How do I maximize efficiency with numpy arrays?

numpy float: 10x slower than builtin in arithmetic operations?

Upvotes: 5

tzaman
tzaman

Reputation: 47770

You're not actually using numpy's vectorized array addition if you do the loop in python; there's also the access overhead mentioned by @shashkello.

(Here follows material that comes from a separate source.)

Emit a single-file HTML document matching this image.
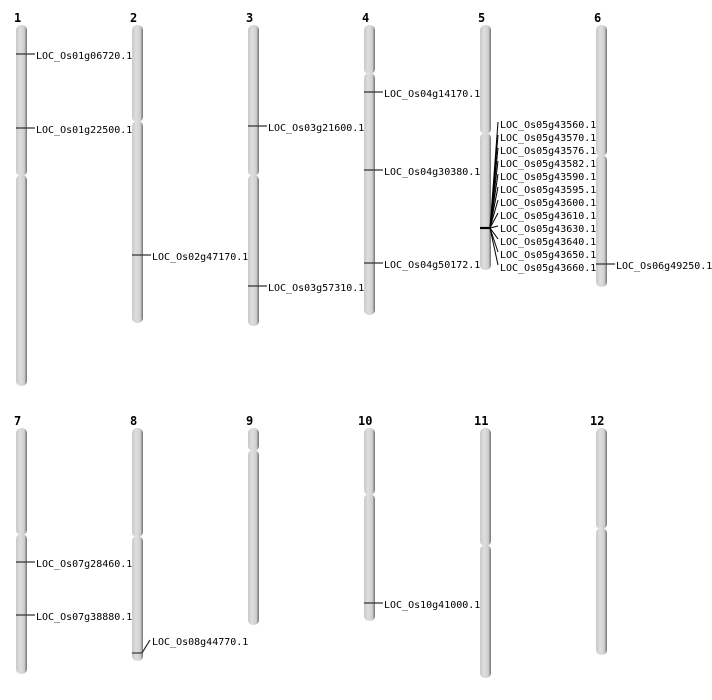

I took the liberty of increasing the array size a tad, and also adding a vectorized version of the addition:

import numpy as np
from timeit import timeit

NUM_ITERATIONS = 1000

def np_array_addition():
    np_array = np.array(xrange(1000))
    for x in xrange(NUM_ITERATIONS):
        for i in xrange(len(np_array)):
            np_array[i] += x

def np_array_addition2():
    np_array = np.array(xrange(1000))
    for x in xrange(NUM_ITERATIONS):
        np_array += x

def py_array_addition():
    py_array = range(1000)
    for x in xrange(NUM_ITERATIONS):
        for i in xrange(len(py_array)):
            py_array[i] += x

print timeit(np_array_addition, number=3)  # 4.216162
print timeit(np_array_addition2, number=3) # 0.117681
print timeit(py_array_addition, number=3)  # 0.439957

As you can see, the vectorized numpy version wins pretty handily. The gap will just get larger as array sizes and/or iterations increase.